• YOUR TASK: Reproduce the listing that follows with no differences at all.

+++ GIVEN DATA

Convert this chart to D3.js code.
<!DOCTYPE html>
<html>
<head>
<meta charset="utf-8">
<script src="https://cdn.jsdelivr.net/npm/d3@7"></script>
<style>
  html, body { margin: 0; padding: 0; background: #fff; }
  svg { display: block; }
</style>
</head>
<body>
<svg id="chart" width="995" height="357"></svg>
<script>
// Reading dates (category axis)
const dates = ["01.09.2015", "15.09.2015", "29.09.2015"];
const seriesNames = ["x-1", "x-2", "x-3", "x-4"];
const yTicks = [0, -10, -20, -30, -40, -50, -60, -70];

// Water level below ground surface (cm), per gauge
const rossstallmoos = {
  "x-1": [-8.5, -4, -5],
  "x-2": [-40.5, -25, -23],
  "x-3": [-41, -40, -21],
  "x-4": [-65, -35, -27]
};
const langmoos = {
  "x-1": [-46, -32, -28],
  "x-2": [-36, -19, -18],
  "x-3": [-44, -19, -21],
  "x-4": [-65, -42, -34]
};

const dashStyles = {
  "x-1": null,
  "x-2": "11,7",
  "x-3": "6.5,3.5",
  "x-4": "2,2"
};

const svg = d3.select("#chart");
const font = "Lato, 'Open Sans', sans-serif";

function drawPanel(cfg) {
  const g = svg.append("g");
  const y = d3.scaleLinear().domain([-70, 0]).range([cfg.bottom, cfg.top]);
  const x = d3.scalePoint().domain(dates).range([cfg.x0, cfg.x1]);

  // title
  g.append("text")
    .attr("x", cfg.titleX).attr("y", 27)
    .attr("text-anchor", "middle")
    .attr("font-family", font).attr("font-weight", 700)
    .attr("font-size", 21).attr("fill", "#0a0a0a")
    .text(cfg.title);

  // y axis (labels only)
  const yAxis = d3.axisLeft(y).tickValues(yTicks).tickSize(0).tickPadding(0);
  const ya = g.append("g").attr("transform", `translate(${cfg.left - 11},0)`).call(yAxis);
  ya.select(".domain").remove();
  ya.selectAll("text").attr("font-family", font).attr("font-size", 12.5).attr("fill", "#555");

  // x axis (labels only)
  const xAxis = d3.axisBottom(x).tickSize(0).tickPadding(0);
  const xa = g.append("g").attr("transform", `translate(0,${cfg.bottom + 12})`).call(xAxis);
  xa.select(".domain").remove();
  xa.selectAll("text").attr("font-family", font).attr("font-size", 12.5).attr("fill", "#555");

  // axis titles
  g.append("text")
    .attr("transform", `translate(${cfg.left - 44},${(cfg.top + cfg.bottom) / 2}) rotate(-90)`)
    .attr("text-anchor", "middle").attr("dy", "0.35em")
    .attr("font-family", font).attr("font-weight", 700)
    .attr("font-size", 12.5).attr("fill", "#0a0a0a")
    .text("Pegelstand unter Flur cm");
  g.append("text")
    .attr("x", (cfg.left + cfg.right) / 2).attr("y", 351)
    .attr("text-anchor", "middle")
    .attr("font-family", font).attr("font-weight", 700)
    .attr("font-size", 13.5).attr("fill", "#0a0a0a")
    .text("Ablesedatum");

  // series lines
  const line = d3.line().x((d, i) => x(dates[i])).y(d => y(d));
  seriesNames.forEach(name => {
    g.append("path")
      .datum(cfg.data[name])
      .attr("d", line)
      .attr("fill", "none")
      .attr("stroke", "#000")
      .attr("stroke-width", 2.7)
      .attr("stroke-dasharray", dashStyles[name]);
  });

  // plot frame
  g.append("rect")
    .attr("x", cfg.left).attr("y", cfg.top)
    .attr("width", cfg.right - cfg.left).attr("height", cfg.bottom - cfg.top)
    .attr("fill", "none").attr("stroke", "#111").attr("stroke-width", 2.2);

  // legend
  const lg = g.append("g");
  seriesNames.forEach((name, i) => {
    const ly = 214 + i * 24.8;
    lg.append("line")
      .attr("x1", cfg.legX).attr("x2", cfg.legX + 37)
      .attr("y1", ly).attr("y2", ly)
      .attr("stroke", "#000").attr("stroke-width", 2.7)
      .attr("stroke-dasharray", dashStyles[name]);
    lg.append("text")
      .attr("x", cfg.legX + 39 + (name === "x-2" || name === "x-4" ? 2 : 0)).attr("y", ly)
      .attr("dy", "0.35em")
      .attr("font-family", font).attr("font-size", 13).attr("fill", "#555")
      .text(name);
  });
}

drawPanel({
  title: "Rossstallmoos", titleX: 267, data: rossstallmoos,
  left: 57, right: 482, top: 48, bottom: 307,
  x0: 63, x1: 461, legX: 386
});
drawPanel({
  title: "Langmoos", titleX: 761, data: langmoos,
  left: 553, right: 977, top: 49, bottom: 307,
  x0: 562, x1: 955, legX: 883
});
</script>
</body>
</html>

++++++

• TASK SOLUTION:
Convert this chart to D3.js code.
<!DOCTYPE html>
<html>
<head>
<meta charset="utf-8">
<script src="https://cdn.jsdelivr.net/npm/d3@7"></script>
<style>
  html, body { margin: 0; padding: 0; background: #fff; }
  svg { display: block; }
</style>
</head>
<body>
<svg id="chart" width="995" height="357"></svg>
<script>
// Reading dates (category axis)
const dates = ["01.09.2015", "15.09.2015", "29.09.2015"];
const seriesNames = ["x-1", "x-2", "x-3", "x-4"];
const yTicks = [0, -10, -20, -30, -40, -50, -60, -70];

// Water level below ground surface (cm), per gauge
const rossstallmoos = {
  "x-1": [-8.5, -4, -5],
  "x-2": [-40.5, -25, -23],
  "x-3": [-41, -40, -21],
  "x-4": [-65, -35, -27]
};
const langmoos = {
  "x-1": [-46, -32, -28],
  "x-2": [-36, -19, -18],
  "x-3": [-44, -19, -21],
  "x-4": [-65, -42, -34]
};

const dashStyles = {
  "x-1": null,
  "x-2": "11,7",
  "x-3": "6.5,3.5",
  "x-4": "2,2"
};

const svg = d3.select("#chart");
const font = "Lato, 'Open Sans', sans-serif";

function drawPanel(cfg) {
  const g = svg.append("g");
  const y = d3.scaleLinear().domain([-70, 0]).range([cfg.bottom, cfg.top]);
  const x = d3.scalePoint().domain(dates).range([cfg.x0, cfg.x1]);

  // title
  g.append("text")
    .attr("x", cfg.titleX).attr("y", 27)
    .attr("text-anchor", "middle")
    .attr("font-family", font).attr("font-weight", 700)
    .attr("font-size", 21).attr("fill", "#0a0a0a")
    .text(cfg.title);

  // y axis (labels only)
  const yAxis = d3.axisLeft(y).tickValues(yTicks).tickSize(0).tickPadding(0);
  const ya = g.append("g").attr("transform", `translate(${cfg.left - 11},0)`).call(yAxis);
  ya.select(".domain").remove();
  ya.selectAll("text").attr("font-family", font).attr("font-size", 12.5).attr("fill", "#555");

  // x axis (labels only)
  const xAxis = d3.axisBottom(x).tickSize(0).tickPadding(0);
  const xa = g.append("g").attr("transform", `translate(0,${cfg.bottom + 12})`).call(xAxis);
  xa.select(".domain").remove();
  xa.selectAll("text").attr("font-family", font).attr("font-size", 12.5).attr("fill", "#555");

  // axis titles
  g.append("text")
    .attr("transform", `translate(${cfg.left - 44},${(cfg.top + cfg.bottom) / 2}) rotate(-90)`)
    .attr("text-anchor", "middle").attr("dy", "0.35em")
    .attr("font-family", font).attr("font-weight", 700)
    .attr("font-size", 12.5).attr("fill", "#0a0a0a")
    .text("Pegelstand unter Flur cm");
  g.append("text")
    .attr("x", (cfg.left + cfg.right) / 2).attr("y", 351)
    .attr("text-anchor", "middle")
    .attr("font-family", font).attr("font-weight", 700)
    .attr("font-size", 13.5).attr("fill", "#0a0a0a")
    .text("Ablesedatum");

  // series lines
  const line = d3.line().x((d, i) => x(dates[i])).y(d => y(d));
  seriesNames.forEach(name => {
    g.append("path")
      .datum(cfg.data[name])
      .attr("d", line)
      .attr("fill", "none")
      .attr("stroke", "#000")
      .attr("stroke-width", 2.7)
      .attr("stroke-dasharray", dashStyles[name]);
  });

  // plot frame
  g.append("rect")
    .attr("x", cfg.left).attr("y", cfg.top)
    .attr("width", cfg.right - cfg.left).attr("height", cfg.bottom - cfg.top)
    .attr("fill", "none").attr("stroke", "#111").attr("stroke-width", 2.2);

  // legend
  const lg = g.append("g");
  seriesNames.forEach((name, i) => {
    const ly = 214 + i * 24.8;
    lg.append("line")
      .attr("x1", cfg.legX).attr("x2", cfg.legX + 37)
      .attr("y1", ly).attr("y2", ly)
      .attr("stroke", "#000").attr("stroke-width", 2.7)
      .attr("stroke-dasharray", dashStyles[name]);
    lg.append("text")
      .attr("x", cfg.legX + 39 + (name === "x-2" || name === "x-4" ? 2 : 0)).attr("y", ly)
      .attr("dy", "0.35em")
      .attr("font-family", font).attr("font-size", 13).attr("fill", "#555")
      .text(name);
  });
}

drawPanel({
  title: "Rossstallmoos", titleX: 267, data: rossstallmoos,
  left: 57, right: 482, top: 48, bottom: 307,
  x0: 63, x1: 461, legX: 386
});
drawPanel({
  title: "Langmoos", titleX: 761, data: langmoos,
  left: 553, right: 977, top: 49, bottom: 307,
  x0: 562, x1: 955, legX: 883
});
</script>
</body>
</html>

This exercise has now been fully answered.